Selbst Jan Böhmermann ließ sich am Mittwochabend bei RTL blicken - wobei er den skurrilsten Auftritt auf dem roten Teppich hinlegte. Anstatt persönlich zu erscheinen kommunizierte er mit den Journalisten im Vorfeld der Show via iPad. „Wir vom ZDF, wir leben Innovation“, teilte er den Anwesenden schließlich ebenfalls digital mit, als «Lass Dich überwachen! Die Prism is a Dancer Show» mit dem Innovationspreis ausgezeichnet wurde. Der Comedypreis sei so toll, dass man ihn persönlich erlebt haben müsse, bekundete er gewohnt selbstironisch.
Auf Seiten der Gewinner gab es unterdessen wenige Überraschungen. Der Preis für den erfolgreichsten Live-Act ging wie in den Vorjahren an Luke Mockridge, der wieder die meisten Tickets für seine Shows verkaufen konnte. In seiner Laudatio bedankte er sich gesondert dafür, dass er neben Thomas Gottschalk sitzen durfte. Später in der Sendung wurde er auch als bester Komiker ausgezeichnet und löste damit Carolin Kebekus ab, die zuletzt das Sieger-Abo in dieser Kategorie hatte. Dass der Hape-Kerkeling-Film
«Der Junge muss an die frische Luft» den Preis für die erfolgreichste Kinokomödie erhielt und
«Pastewka» mit dem Sonderpreis geehrt wurde, war schon im Vorfeld bekannt geworden.
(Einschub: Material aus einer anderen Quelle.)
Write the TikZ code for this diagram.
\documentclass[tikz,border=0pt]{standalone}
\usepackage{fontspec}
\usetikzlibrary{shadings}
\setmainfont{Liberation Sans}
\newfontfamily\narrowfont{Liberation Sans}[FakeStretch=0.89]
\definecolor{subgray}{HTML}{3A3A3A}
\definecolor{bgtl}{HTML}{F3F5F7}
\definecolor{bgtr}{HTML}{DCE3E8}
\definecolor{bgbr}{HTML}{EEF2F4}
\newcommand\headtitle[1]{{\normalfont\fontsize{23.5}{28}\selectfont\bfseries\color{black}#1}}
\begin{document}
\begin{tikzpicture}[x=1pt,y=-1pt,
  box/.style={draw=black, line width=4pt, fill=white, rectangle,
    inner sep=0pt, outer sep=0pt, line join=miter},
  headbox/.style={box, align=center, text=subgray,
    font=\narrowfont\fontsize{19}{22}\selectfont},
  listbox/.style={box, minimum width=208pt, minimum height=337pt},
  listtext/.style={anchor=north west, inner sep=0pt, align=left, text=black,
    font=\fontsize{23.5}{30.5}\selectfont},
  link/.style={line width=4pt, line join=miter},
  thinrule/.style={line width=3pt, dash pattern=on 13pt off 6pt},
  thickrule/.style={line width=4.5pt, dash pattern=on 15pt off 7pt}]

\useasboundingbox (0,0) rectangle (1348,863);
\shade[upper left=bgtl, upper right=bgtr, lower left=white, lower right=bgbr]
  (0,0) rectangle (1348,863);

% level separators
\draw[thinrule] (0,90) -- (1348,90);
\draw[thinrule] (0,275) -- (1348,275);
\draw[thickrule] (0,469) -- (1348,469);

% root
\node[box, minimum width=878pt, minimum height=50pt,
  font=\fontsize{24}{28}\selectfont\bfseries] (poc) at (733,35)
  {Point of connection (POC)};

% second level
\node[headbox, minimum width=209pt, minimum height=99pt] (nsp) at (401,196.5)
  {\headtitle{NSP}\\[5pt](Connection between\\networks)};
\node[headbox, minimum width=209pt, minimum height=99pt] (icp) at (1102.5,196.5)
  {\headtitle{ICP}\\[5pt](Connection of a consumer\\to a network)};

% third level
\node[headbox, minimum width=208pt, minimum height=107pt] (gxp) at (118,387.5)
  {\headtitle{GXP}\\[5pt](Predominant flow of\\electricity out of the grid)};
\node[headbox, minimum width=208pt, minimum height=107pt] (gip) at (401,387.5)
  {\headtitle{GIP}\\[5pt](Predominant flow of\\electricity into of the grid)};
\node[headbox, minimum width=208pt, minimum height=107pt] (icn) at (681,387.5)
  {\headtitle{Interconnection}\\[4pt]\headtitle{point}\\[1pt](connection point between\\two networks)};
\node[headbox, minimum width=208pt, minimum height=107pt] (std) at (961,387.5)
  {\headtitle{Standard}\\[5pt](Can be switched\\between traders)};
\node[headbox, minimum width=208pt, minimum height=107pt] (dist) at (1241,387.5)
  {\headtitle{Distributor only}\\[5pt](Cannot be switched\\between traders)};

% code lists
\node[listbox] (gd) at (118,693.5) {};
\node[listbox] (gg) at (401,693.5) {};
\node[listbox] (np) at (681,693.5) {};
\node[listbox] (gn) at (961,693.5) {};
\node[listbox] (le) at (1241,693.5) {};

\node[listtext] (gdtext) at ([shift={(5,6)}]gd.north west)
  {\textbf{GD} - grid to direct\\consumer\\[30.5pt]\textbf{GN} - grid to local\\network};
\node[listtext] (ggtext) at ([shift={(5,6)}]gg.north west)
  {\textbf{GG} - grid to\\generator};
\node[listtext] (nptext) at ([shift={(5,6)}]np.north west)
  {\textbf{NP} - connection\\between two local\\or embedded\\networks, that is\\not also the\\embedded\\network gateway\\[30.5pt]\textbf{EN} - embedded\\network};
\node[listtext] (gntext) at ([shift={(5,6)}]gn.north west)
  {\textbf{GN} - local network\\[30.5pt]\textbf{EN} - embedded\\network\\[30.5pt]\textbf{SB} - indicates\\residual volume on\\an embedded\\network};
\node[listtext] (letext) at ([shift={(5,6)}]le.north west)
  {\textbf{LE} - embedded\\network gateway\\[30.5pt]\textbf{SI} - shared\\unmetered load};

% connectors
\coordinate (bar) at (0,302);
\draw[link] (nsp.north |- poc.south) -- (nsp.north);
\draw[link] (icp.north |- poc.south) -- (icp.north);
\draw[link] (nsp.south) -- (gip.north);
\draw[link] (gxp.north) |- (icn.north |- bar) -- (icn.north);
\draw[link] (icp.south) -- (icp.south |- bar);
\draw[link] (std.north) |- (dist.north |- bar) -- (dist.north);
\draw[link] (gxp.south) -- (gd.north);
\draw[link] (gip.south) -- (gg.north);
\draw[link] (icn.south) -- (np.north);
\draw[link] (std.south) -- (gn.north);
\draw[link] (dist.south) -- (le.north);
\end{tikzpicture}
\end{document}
Chris Tall nutze die Live-Situation wie im Vorjahr aus und spielte das „Penis-Spiel“ mit sich selbst.
Als beste Satire-Show setzte sich etwas überraschend
«Mitternachtsspitzen» im WDR gegen
«Kalkofes Mattscheibe» und Oliver Welkes
«heute-show» durch. Als gelungen darf dabei die Laudatio von Annette und Caroline Frier bezeichnet werden, die entsprechende Hasskommentare zu den jeweiligen Nominierten aus den sozialen Netzwerken vorlasen - eine gute Herangehensweise für die Kategorie Satire. Neben dem WDR darf sich auch 3sat freuen, das mit dem Bühnenprogramm von Olaf Schubert den Preis als bestes TV-Soloprogramm einheimste. Eine Überraschung bescherten die Veranstalter Özcan Cosar, der als bester Newcomer geehrt wurde.
Fazit: Die konzeptionellen Veränderungen haben dem Comedypreis gut getan, er kam in diesem Jahr abwechslungsreicher als zuletzt daher. Auch die prominente Gästeliste fernab der üblichen "Verdächtigen" ließ sich sehen. Trotzdem geriet die Show mit mehr als drei Stunden Laufzeit ziemlich lang und üppiger als geplant, was auch zu einem abrupten Ende führte. Überraschungen hatte der Comedypreis wenige zu bieten, dafür aber unterhaltsame Momente und internationalen Glamour. Und er war vor allem eines: Ungeschnittenes Live-Fernsehen.